Finding 1)  Bishop State Community College's Nursing program generates an excessive number of student grievances, the program's student grievances are generally not appropriately processed, are not properly documented, and the students are not all receiving student handbooks to inform them of the College's grievance policies.  Faculty and administrators at the College have not effectively responded to genuine student concerns from a significant portion of the body of nursing students regarding the quality of teaching in the program.

Finding 2): While it appears that the instructional staff in the nursing program possess at least minimum teaching credentials, and the College's passing rates on the NCLEX-RN and NCLEX-PN exams have significantly improved, serious issues remain regarding the quality of instruction, and the interpretation of faculty evaluations.

Finding 3):  The Nursing program suffers from excessive attrition.

Finding 4):  A local policy in the College's nursing program expels students for failing a single course in the first block.  This has required students to repeat and incur tuition costs for courses that they have successfully completed, and requires them to re-apply for admission to the program, likely impacting financial aid and student retention. 

Finding 5):  Grade reporting records in the Nursing program reflect widespread grade changes and inconsistency between grade books and rolls, chaotic record-keeping, and lack of adequate security for grade records.Finding 6):  The College's Nursing program has been using defective, worn and broken equipment, and outdated instructional media in some of its courses.

Finding 6):  The College's Nursing program has been using defective, worn and broken equipment, and outdated instructional media in some of its courses.

Byrne says Ann Mantel, "who was assigned to work with the nursing school was named acting director of nursing immediately."  Mantel is on loan from Jefferson Davis Community College while serving as a team member on Project Phoenix.

Byrne says retirements and resignations are not unusual in a situation like this.  "There are big changes going at that school.  It's natural."

Project Phoenix, essentially a transition team, is led by Dr. Jim Lowe.  Byrne says the situation at the school is "complicated."  He says Dr. Yvonne Kennedy, who on June 27 submitted notice of her retirement to the chancellor, "is still president for the next month.  We will be in the institution doing a lot of work."  Byrne says following Kennedy's retirement, Lowe will be interim president of the school.  "He is in charge under my specific direction."  He says there are just certain things an interim president can't do without the approval of the chancellor.

Byrne says the team's Friday visit was "smooth."  He says he and the Project Phoenix team, consisting of Dr. Jim Lowe, Jim Dornell, Jim Fitz-Gerald, Latitia McCane, Ann Mantel, and Charles Nash met first with "the senior staff at the school and the different team members got with his/her counterpart" for further discussion.

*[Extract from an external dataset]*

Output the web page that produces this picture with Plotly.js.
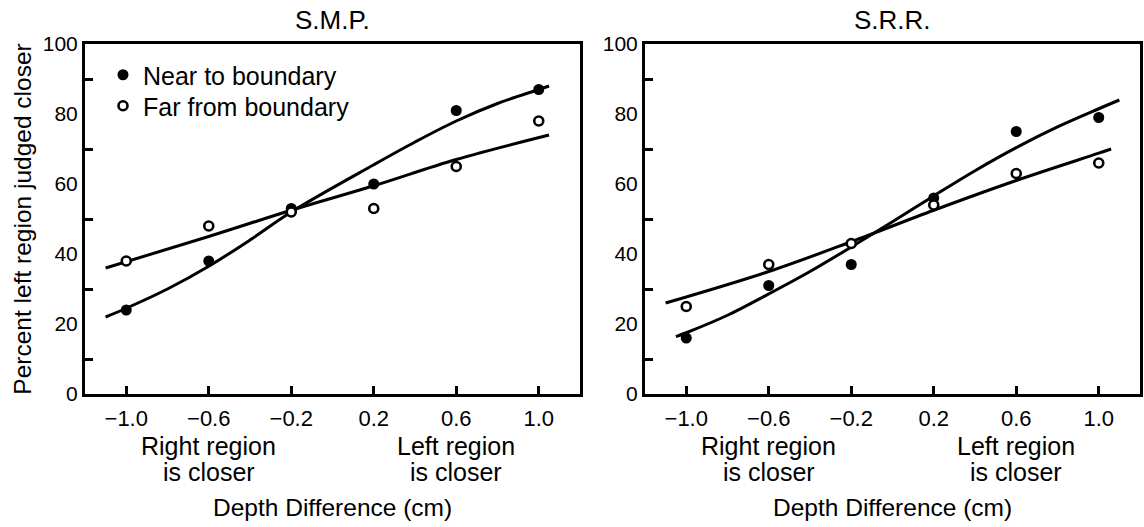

The school has to prepare another report for its accrediting agency in September related to correcting numerous deficiencies at the school which led the Commission on Colleges to continue the school's probation at least until December 2007 at which time the Commission will issue another recommendation.  By December, the school will have been on probation for a year.

Byrne was asked why he is letting Dr. Kennedy and Shelton State's Rick Rogers retire.  "They wanted to retire.  If somebody wants to retire I'm going to try and work with them.  The idea is ensuring the institution is adequately managed and led, not getting a pound of flesh."

At least 27 Bishop State employees and/or former employees have been charged with wrongdoing related primarily to the misuse of funds and Byrne last week ordered the termination of the school's Director of Adult Education David Thomas, who "has been convicted of a felony."

Thomas was recently impeached from the Mobile school board over accusations he spent $9,000 in school funds to purchase Mardi Gras parade items.  Thomas's felony - he pleaded guilty to leaving the scene of a 2005 accident in which he allegedly ran over an 8-year-old girl's foot.

Thomas was also paid $700 a month more than the salary schedule allows, according to the review report on Bishop State.